Perang Dagang Memanas, Bursa Asia Tertekan: Hang Seng Anjlok 9%, Yuan Melemah

Harga saham di bursa Tiongkok dan Hongkong berguguran menyusul meningatnya ketegangan akibat tarif Trump. (investing.com)

ESG News – Ketegangan perang dagang antara Amerika Serikat dan Tiongkok kembali memuncak, mendorong bursa saham Asia jatuh pada perdagangan Senin (7/4). Respons balasan Beijing terhadap tarif baru dari Washington memicu aksi jual besar-besaran, menambah tekanan pada pasar yang sudah sensitif terhadap perlambatan ekonomi global.

Indeks Hang Seng Hong Kong ambles hingga 9%, dipimpin oleh penurunan tajam saham teknologi, energi terbarukan, perbankan, dan ritel daring.

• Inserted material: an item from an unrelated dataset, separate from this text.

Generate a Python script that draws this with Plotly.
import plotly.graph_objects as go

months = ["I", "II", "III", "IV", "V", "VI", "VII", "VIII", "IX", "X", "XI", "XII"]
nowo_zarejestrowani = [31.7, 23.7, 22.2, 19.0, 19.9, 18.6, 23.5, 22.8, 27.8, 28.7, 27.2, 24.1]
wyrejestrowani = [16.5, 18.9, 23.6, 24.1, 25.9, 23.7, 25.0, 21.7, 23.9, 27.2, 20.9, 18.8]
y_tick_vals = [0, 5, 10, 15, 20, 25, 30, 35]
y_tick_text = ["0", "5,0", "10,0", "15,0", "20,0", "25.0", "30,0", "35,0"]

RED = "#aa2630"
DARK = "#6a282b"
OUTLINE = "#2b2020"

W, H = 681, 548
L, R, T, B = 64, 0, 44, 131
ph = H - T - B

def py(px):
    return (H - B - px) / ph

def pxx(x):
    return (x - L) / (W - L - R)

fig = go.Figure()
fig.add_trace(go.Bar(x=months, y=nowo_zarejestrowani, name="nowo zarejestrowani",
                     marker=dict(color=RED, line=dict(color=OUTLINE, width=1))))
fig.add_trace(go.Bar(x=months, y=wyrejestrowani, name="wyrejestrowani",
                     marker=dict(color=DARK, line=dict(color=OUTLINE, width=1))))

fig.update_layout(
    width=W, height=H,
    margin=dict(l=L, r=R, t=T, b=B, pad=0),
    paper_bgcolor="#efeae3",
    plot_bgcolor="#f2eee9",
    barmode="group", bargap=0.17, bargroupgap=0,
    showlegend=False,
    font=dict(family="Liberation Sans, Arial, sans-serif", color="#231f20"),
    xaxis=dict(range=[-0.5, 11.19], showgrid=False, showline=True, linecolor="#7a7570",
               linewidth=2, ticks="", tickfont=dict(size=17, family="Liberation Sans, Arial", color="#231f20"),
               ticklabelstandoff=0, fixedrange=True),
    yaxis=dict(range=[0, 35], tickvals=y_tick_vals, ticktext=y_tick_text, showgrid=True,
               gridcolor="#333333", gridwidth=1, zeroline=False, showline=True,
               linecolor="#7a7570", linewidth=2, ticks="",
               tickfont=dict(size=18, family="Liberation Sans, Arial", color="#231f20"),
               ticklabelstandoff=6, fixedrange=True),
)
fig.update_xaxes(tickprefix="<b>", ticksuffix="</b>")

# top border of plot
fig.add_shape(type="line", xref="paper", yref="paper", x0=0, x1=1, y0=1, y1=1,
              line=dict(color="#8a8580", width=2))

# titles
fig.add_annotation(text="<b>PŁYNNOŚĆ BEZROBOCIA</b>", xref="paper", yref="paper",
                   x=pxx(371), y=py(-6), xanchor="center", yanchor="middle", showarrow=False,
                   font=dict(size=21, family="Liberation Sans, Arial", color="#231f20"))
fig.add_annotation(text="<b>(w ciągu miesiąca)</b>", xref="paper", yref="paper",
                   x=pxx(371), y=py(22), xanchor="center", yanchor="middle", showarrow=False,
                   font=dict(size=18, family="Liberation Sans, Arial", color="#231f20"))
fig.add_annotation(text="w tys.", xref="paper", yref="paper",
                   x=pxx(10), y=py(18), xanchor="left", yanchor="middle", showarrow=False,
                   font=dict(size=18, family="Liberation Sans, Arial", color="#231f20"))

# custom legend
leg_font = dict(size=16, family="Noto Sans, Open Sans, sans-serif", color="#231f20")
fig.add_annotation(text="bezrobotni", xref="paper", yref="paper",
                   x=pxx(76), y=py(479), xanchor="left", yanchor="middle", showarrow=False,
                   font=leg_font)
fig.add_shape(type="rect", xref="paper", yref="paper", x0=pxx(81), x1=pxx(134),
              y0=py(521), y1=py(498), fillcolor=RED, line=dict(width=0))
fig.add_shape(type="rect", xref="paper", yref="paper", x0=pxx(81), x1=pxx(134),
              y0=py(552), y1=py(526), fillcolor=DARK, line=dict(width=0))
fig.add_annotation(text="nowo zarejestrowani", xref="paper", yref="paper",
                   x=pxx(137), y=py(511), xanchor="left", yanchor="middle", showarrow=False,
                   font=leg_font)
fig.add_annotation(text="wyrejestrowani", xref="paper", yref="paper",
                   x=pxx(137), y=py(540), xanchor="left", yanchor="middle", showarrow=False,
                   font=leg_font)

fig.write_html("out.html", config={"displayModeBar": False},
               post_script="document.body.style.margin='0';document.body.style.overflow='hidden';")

Saham HSBC rontok 13%, menjadi penurunan harian terbesar sejak krisis keuangan 2009, sementara Standard Chartered turun lebih dari 16% ke rekor terendah.

Indeks CSI300 Tiongkok, yang mencakup saham-saham unggulan, terkoreksi lebih dari 5%. Penurunan merata di hampir seluruh sektor, dari energi hingga kendaraan listrik. Yuan Tiongkok merosot ke level terlemah sejak Januari, menandakan tekanan pasar yang kian dalam, sementara harga obligasi pemerintah melonjak karena pelarian investor ke aset aman.

Kondisi ini dipicu oleh langkah balasan Tiongkok pada Jumat lalu yang menetapkan tarif tambahan terhadap produk-produk AS, setelah sebelumnya Washington menaikkan beban tarif hingga melampaui 50% atas sejumlah besar barang Tiongkok.

“Dampaknya cukup besar, dan akan makin menyulitkan Tiongkok mencapai target pertumbuhan ekonomi tahun ini,” ujar Tao Wang, Kepala Ekonom Tiongkok di UBS, dalam diskusi bersama investor.

Bursa Asia tak hanya tertekan oleh ketegangan dagang, tetapi juga oleh kekhawatiran akan dampak lanjutannya terhadap permintaan global. Indeks volatilitas Hang Seng melonjak ke level tertinggi sejak Oktober, mencerminkan ketakutan pasar akan resesi global yang dipicu konflik dagang dua kekuatan ekonomi terbesar dunia.

Ben Bennett, Kepala Strategi Investasi Asia di LGIM, mengatakan aksi jual hari ini juga mencerminkan ‘efek susulan’ dari pasar global pada Jumat lalu saat bursa Tiongkok tutup. “Ini bukan reaksi berlebihan, tapi bentuk risk-off secara menyeluruh,” ujarnya.

Selain sektor perbankan, saham-saham teknologi besar seperti Alibaba dan Tencent juga ikut tenggelam, masing-masing turun lebih dari 10%. Sektor energi, baik konvensional maupun terbarukan, ikut terseret oleh anjloknya harga minyak dunia.

Dengan belum adanya tanda-tanda deeskalasi dari pihak AS, pasar kini menanti langkah Beijing selanjutnya untuk menopang ekspor dan menjaga stabilitas ekonomi dalam negeri.